Punctuating the horror, the island had its own morgue and lab for analyzing phlegm (“the sputum ward”). And then in 1904, the General Slocum, a boat chartered by members of a German-American community largely from the Lower East Side, caught fire off the island. More than 1,000 people died—a number only eclipsed almost a century later in the attacks on the Twin Towers.
The island experience isn’t all morbid dreariness. We also spent some time in the shade of the neo-Georgian Nurses’ Home, built in 1904. It’s in relatively decent shape, allowing you to visualize where these long-forgotten caregivers spent their downtime when not tending to so many sick.
Advances in antibiotics made such extreme isolation unnecessary and in 1946 the hospital turned into housing for returning soldiers studying under the GI Bill at New York’s colleges. The male dorm became the “Island Nursery School” for soldiers’ kids. After the state’s lease expired in 1951, the City regained control and the island again transformed, this time to a home for young drug addicts (marijuana was seen as particularly insidious). Pictures from the time show toughs facing away from the camera.
The limited drug treatment success didn’t merit the cost, and in 1963, the island began its long dormancy —with the City and State considering unpalatable options like the dump and jail. All the while, nature took over. As New York flirted with bankruptcy in the 1970s, officials even tried selling the island to the highest bidder.
Enter Bob Abrams.
“I said 'You have to be crazy—this is not a normal piece of land. This is an island!” the then-Bronx Borough President (and later New York Attorney General) told me. “‘How many islands do we have within a stone's throw - a few hundred feet - of New York City?'"
Abrams marshaled enough votes at the now defunct Board of Estimate to block the sale.
“My main goal was to preserve it—in public hands—not to have it sold at an auction,” said Abrams, 79, a partner at the law firm Stroock & Stroock & Lavan. “Who knows? An oil company could have come and bought that island and put pretty ugly storage tanks there." There was also talk of a casino.
Instead, since 2001, the Parks Department has control— but it’s wild parkland, not an open park. Officials say they’re open to discussions about “limited curated tours” but there are “considerable safety and monetary impediments to greater, more regular public access.”
It would likely cost millions of dollars to build a serviceable dock (getting out of the boat is tricky now), along with blazing a path, and ensuring at least a building or two doesn’t deteriorate further.
It would also require the City to focus funds on a remote corner when more accessible public parks need care. But if the City exercised some flexibility and ingenuity, including marshalling private donations, to preserve these relics of New York’s history of immigration, public health and nature, local school kids from the South Bronx would find in North Brother the parkland and waterfront access sorely missing from their communities.
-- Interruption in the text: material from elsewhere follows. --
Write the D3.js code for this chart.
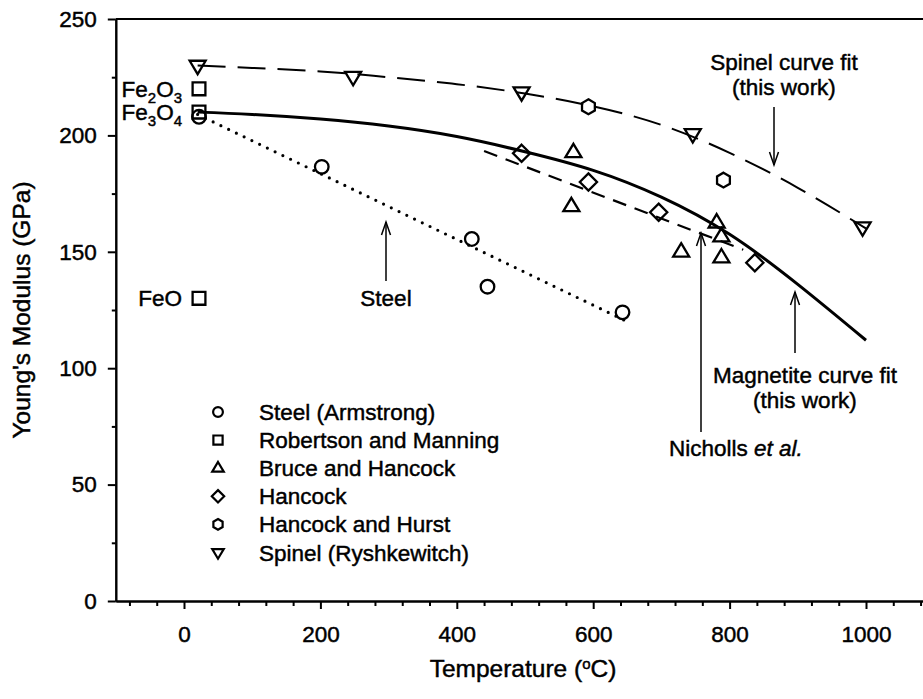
<!DOCTYPE html>
<html>
<head>
<meta charset="utf-8">
<script src="https://cdn.jsdelivr.net/npm/d3@7"></script>
<style>
  body { margin: 0; background: #fff; }
  svg text { font-family: "Liberation Sans", Arial, sans-serif; fill: #000; stroke: #000; stroke-width: 0.45px; }
</style>
</head>
<body>
<svg id="chart" width="923" height="699"></svg>
<script>
// ---- measured data: temperature (°C) and Young's modulus (GPa) ----
const steelT = [22, 202, 422, 445, 643];
const steelE = [208, 186.5, 155.5, 135, 124];

const robertsonT = [22, 22, 22];
const robertsonE = [220, 210, 130];
const oxideLabels = [["Fe", "2", "O", "3"], ["Fe", "3", "O", "4"], ["FeO"]];

const bruceT = [571, 568, 729, 781, 788, 788];
const bruceE = [192.7, 169.5, 150, 162.5, 156.5, 147.5];

const hancockT = [495, 593, 696, 837];
const hancockE = [192.3, 180, 167, 145.3];

const hurstT = [593, 791];
const hurstE = [212.3, 180.8];

const spinelT = [20, 248, 495, 746, 995];
const spinelE = [230, 225.2, 218.6, 200.6, 160.6];

// ---- fitted / reference curves ----
const fitT = [20, 100, 200, 300, 400, 500, 600, 700, 800, 900, 1000];
const spinelFitE = [230, 229, 227.5, 225, 222, 218, 212.5, 204.5, 192.5, 177.5, 160];
const magnetiteFitE = [210, 209, 207, 204, 199.5, 193, 185, 173.5, 157.5, 136, 112];
const steelLineT = [20, 650];
const steelLineE = [209, 120];
const nichollsT = [440, 820];
const nichollsE = [193.3, 150.9];

// ---- axes ----
const xMajor = [0, 200, 400, 600, 800, 1000];
const xMinor = [-80, -40, 40, 80, 120, 160, 240, 280, 320, 360, 440, 480, 520, 560,
                640, 680, 720, 760, 840, 880, 920, 960, 1040, 1080];
const yMajor = [0, 50, 100, 150, 200, 250];
const yMinor = [25, 75, 125, 175, 225];

const legendNames = ["Steel (Armstrong)", "Robertson and Manning", "Bruce and Hancock",
                     "Hancock", "Hancock and Hurst", "Spinel (Ryshkewitch)"];
const legendShapes = ["circle", "square", "triUp", "diamond", "hexagon", "triDown"];

const svg = d3.select("#chart");
const FONT = 22.5;

const x = d3.scaleLinear().domain([-100, 1100]).range([115.8, 934.2]);
const y = d3.scaleLinear().domain([0, 250]).range([601, 19]);

// marker outlines, centred on (0,0)
function shapePath(kind, s) {
  const p = d3.path();
  if (kind === "circle") { p.arc(0, 0, 6.8 * s, 0, 2 * Math.PI); p.closePath(); return p.toString(); }
  let pts;
  if (kind === "square") { const h = 6.4 * s; pts = [[-h, -h], [h, -h], [h, h], [-h, h]]; }
  if (kind === "triUp") pts = [[0, -8.6 * s], [8 * s, 4.8 * s], [-8 * s, 4.8 * s]];
  if (kind === "triDown") pts = [[-8 * s, -4.8 * s], [8 * s, -4.8 * s], [0, 8.6 * s]];
  if (kind === "diamond") { const h = 8.6 * s; pts = [[0, -h], [h, 0], [0, h], [-h, 0]]; }
  if (kind === "hexagon") {
    const r = 7.4 * s;
    pts = d3.range(6).map(i => [r * Math.cos(-Math.PI / 2 + i * Math.PI / 3), r * Math.sin(-Math.PI / 2 + i * Math.PI / 3)]);
  }
  p.moveTo(pts[0][0], pts[0][1]);
  pts.slice(1).forEach(q => p.lineTo(q[0], q[1]));
  p.closePath();
  return p.toString();
}

// ---- axis lines and ticks ----
function styleAxis(g) {
  g.attr("font-family", null).attr("font-size", null);
  g.selectAll("path,line").attr("stroke", "#000").attr("stroke-width", 2);
  g.selectAll("text").style("font-size", FONT + "px").attr("fill", "#000");
}

svg.append("g").attr("transform", `translate(0,${y(0)})`)
  .call(d3.axisBottom(x).tickValues(xMinor).tickSize(5).tickSizeOuter(0).tickFormat(""))
  .call(styleAxis);
svg.append("g").attr("transform", `translate(0,${y(0)})`)
  .call(d3.axisBottom(x).tickValues(xMajor).tickSize(8).tickSizeOuter(0)
        .tickPadding(17).tickFormat(d3.format("d")))
  .call(styleAxis);

svg.append("g").attr("transform", `translate(${x(-100)},0)`)
  .call(d3.axisLeft(y).tickValues(yMinor).tickSize(4).tickSizeOuter(0).tickFormat(""))
  .call(styleAxis);
svg.append("g").attr("transform", `translate(${x(-100)},0)`)
  .call(d3.axisLeft(y).tickValues(yMajor).tickSize(8).tickSizeOuter(0).tickPadding(11))
  .call(styleAxis);

// top frame line
svg.append("line")
  .attr("x1", x(-100)).attr("x2", x(1100)).attr("y1", y(250)).attr("y2", y(250))
  .attr("stroke", "#000").attr("stroke-width", 2);

// axis titles
svg.append("text")
  .attr("x", 523).attr("y", 677).attr("text-anchor", "middle")
  .style("font-size", "24.5px")
  .call(t => {
    t.append("tspan").text("Temperature (");
    t.append("tspan").attr("baseline-shift", "super").style("font-size", "15px").text("o");
    t.append("tspan").text("C)");
  });
svg.append("text")
  .attr("transform", `translate(30,${y(125)}) rotate(-90)`)
  .attr("text-anchor", "middle")
  .style("font-size", "24.5px")
  .text("Young's Modulus (GPa)");

// ---- curves ----
const line = d3.line().x(d => x(d[0])).y(d => y(d[1]));
const smooth = d3.line().x(d => x(d[0])).y(d => y(d[1])).curve(d3.curveNatural);

svg.append("path").datum(d3.zip(fitT, spinelFitE)).attr("d", smooth)
  .attr("fill", "none").attr("stroke", "#000").attr("stroke-width", 2)
  .attr("stroke-dasharray", "28,12");
svg.append("path").datum(d3.zip(fitT, magnetiteFitE)).attr("d", smooth)
  .attr("fill", "none").attr("stroke", "#000").attr("stroke-width", 3);
svg.append("path").datum(d3.zip(nichollsT, nichollsE)).attr("d", line)
  .attr("fill", "none").attr("stroke", "#000").attr("stroke-width", 2.2)
  .attr("stroke-dasharray", "14,9");
svg.append("path").datum(d3.zip(steelLineT, steelLineE)).attr("d", line)
  .attr("fill", "none").attr("stroke", "#000").attr("stroke-width", 3.2)
  .attr("stroke-linecap", "round").attr("stroke-dasharray", "0,8.6");

// ---- markers ----
const seriesList = [
  [steelT, steelE, "circle"],
  [robertsonT, robertsonE, "square"],
  [bruceT, bruceE, "triUp"],
  [hancockT, hancockE, "diamond"],
  [hurstT, hurstE, "hexagon"],
  [spinelT, spinelE, "triDown"]
];
seriesList.forEach(([ts, es, kind]) => {
  svg.append("g").selectAll("path").data(d3.zip(ts, es)).join("path")
    .attr("transform", d => `translate(${x(d[0])},${y(d[1])})`)
    .attr("d", shapePath(kind, 1))
    .attr("fill", "none").attr("stroke", "#000").attr("stroke-width", 2.3);
});

// oxide labels beside the Robertson and Manning squares
oxideLabels.forEach((parts, i) => {
  const t = svg.append("text")
    .attr("x", x(robertsonT[i]) - 17).attr("y", y(robertsonE[i]) + 8)
    .attr("text-anchor", "end").style("font-size", FONT + "px");
  parts.forEach((s, j) => {
    const sp = t.append("tspan").text(s);
    if (j % 2 === 1) sp.attr("dy", 6).style("font-size", "15px");
    else if (j > 0) sp.attr("dy", -6);
  });
});

// ---- annotations with arrows ----
function arrow(x0, y0, y1) {
  const dir = y1 < y0 ? 1 : -1;
  const g = svg.append("g").attr("stroke", "#000").attr("stroke-width", 1.5).attr("fill", "none");
  g.append("line").attr("x1", x0).attr("x2", x0).attr("y1", y0).attr("y2", y1);
  g.append("path").attr("d", `M${x0 - 4.5},${y1 + dir * 13}L${x0},${y1}L${x0 + 4.5},${y1 + dir * 13}`);
}
function label(lines, cx, y0) {
  lines.forEach((s, i) => svg.append("text").attr("x", cx).attr("y", y0 + i * 25)
    .attr("text-anchor", "middle").style("font-size", FONT + "px").text(s));
}

arrow(386, 281, 222);
label(["Steel"], 386, 306);

arrow(774, 107, 165);
label(["Spinel curve fit", "(this work)"], 784, 70);

arrow(795, 353, 292);
label(["Magnetite curve fit", "(this work)"], 805, 383);

arrow(701, 432, 233);
svg.append("text").attr("x", 669).attr("y", 456).style("font-size", FONT + "px")
  .call(t => {
    t.append("tspan").text("Nicholls ");
    t.append("tspan").style("font-style", "italic").text("et al.");
  });

// ---- legend ----
const legend = svg.append("g");
legendNames.forEach((name, i) => {
  const cy = 412 + i * 28.1;
  legend.append("path").attr("transform", `translate(218,${cy})`)
    .attr("d", shapePath(legendShapes[i], 0.72))
    .attr("fill", "none").attr("stroke", "#000").attr("stroke-width", 2.2);
  legend.append("text").attr("x", 259).attr("y", cy + 8).style("font-size", FONT + "px").text(name);
});
</script>
</body>
</html>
NBI is just off the water from what has been labeled the nation’s poorest Congressional district.
“It's a powerful story about this incredible resource which is not off the coast of TriBeCa—it’s off the coast of the South Bronx,” said Mark Levine, a Manhattan councilman who chairs the Parks committee and is leading the bid to expand access with guided tours.
Hopefully it happens soon.
And if there is a ribbon cutting, there are plenty of people meriting a mention beyond the usual present-day dignitaries.
I suggest a plaque acknowledging these:
The patients and medical professional whose now-anonymous existences on the island helped form today’s knowledge of preventing and treating communicable diseases.
And Bob Abrams for having the foresight and guts to ensure North Brother forever remains a public park.